With Steve Green, this is a different situation and one where there’s more of a family connection. Aside from being a long-time coach at South Plains, Green has been a family friend, Adams said that Green was in Adams’ wedding, but in addition to that Luke Adams, the former Red Raider basketballer and current head coach at New Mexico Junior College, where Luke was an assistant with Green at South Plains for two seasons and an even deeper connection? How about how Green’s first college job was as a graduate assistant to Eddie Sutton at Arkansas.

Green went from a guy who was successful and could have probably skated for the rest of his career to a guy who was featured in the New York Times for figuring how how to distill the famed Golden State Warrior offense into something that would work at the junior college level. And that’s the key here, the offense is something that is digestible enough for Green to teach this offense to junior college teams that are essentially built year after year with very little consistency.

And to clarify, the Golden State offense isn’t the standard isolation or pick and roll type of offense, but an offense that is based off of motion, screening, and guys that can shoot. This will be a blast from the past, but the article focuses on Jordan Brangers (and Josh Webster too), the one-time Texas Tech commit, but the key to running a Golden State type of offense is predicated on having guys that can shoot.

There was one year where Chris Beard focused on guys that could shoot, and that team went to the National Championship game, Davide Moretti, Jarrett Culver, Matt Mooney, Kyler Edwards, Brandone Francis, and Deshawn Corprew.

From Green:

“I just want guys who can shoot now,” he said. “If you have somebody on the floor who can’t score, you’re playing four against five. They just don’t guard them.”

And Golden State Steve Kerr on how offense evolves:

“For a long time in the N.B.A., people got away from the five-man game,” Kerr said in a telephone interview on Wednesday as he discussed the impact his team was having on college programs. “It was more of an isolation game. But people are going smaller and faster. And for us, I think the key is that we don’t hold the ball. We almost always have five playmakers on the floor. The ball moves, and nobody dominates it.”

I think that was one of the frustrating things about the Beard offense, which is that it squeezed every possession, limit possessions and play lights out defense to keep the game close and hope your team can execute in close-game scenarios.

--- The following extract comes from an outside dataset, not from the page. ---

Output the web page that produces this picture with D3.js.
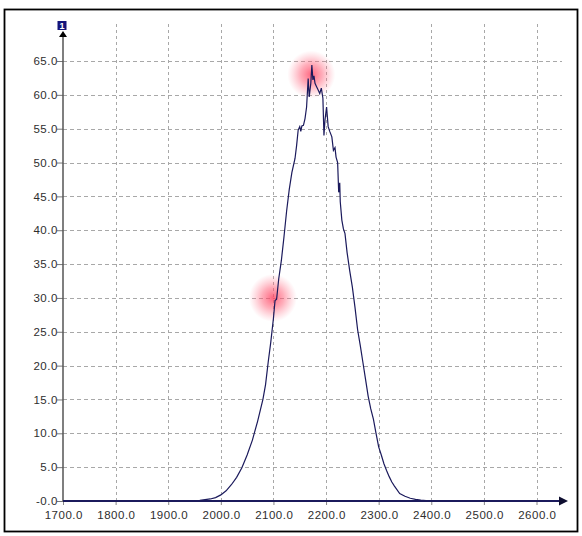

Adams has said that he wants to get cleaner shots, play at a faster pace, and I’m guessing that he wants to press a bit given the Peery hire as well.

And based on the commits thus far, Chandler Jacobs is the guy that can shoot, an absolute freak in terms of a guy that can put the ball in the bucket, same thing from walk-on Ethan Duncan. KJ Allen is a guy that puts the ball in the bucket, but in a different way, scoring 18 points a game, making 67% of his shots, and grabbing 9 rebounds a game. Adonis Arms is a gifted passer at the wing and can score.

The players who remained also fit that mold, particularly Kevin McCullar and Chibuzo Agbo who are wings who are expanding their games, McCullar in particular, to be able to spread the floor and shoot, while Agbo is already sort of player that makes his impact that way. McCullar’s path to professional basketball is expanding his game, being able to pass the ball, and moving offensively for easy opportunities.

The one item that I think that Adams, Peery, and everyone else, is going to have to address is a post player that can shoot. I think, and this is my opinion, is that Beard’s reluctance or inability to find a Tariq Owens type of anchor each year was troubling and just weird. Maybe those guys are difficult to find, but Beard never seemed intent on developing that anchor and/or post player, whether it be Malik Ondigo, Russel Tchewa, Josh Mballa, etc.

Regardless, I’ll be interested to see how this progresses and how Adams rounds out the roster. That will be telling as well as if/when Green is added to the coaching staff in an advisory capacity, like Sean Sutton.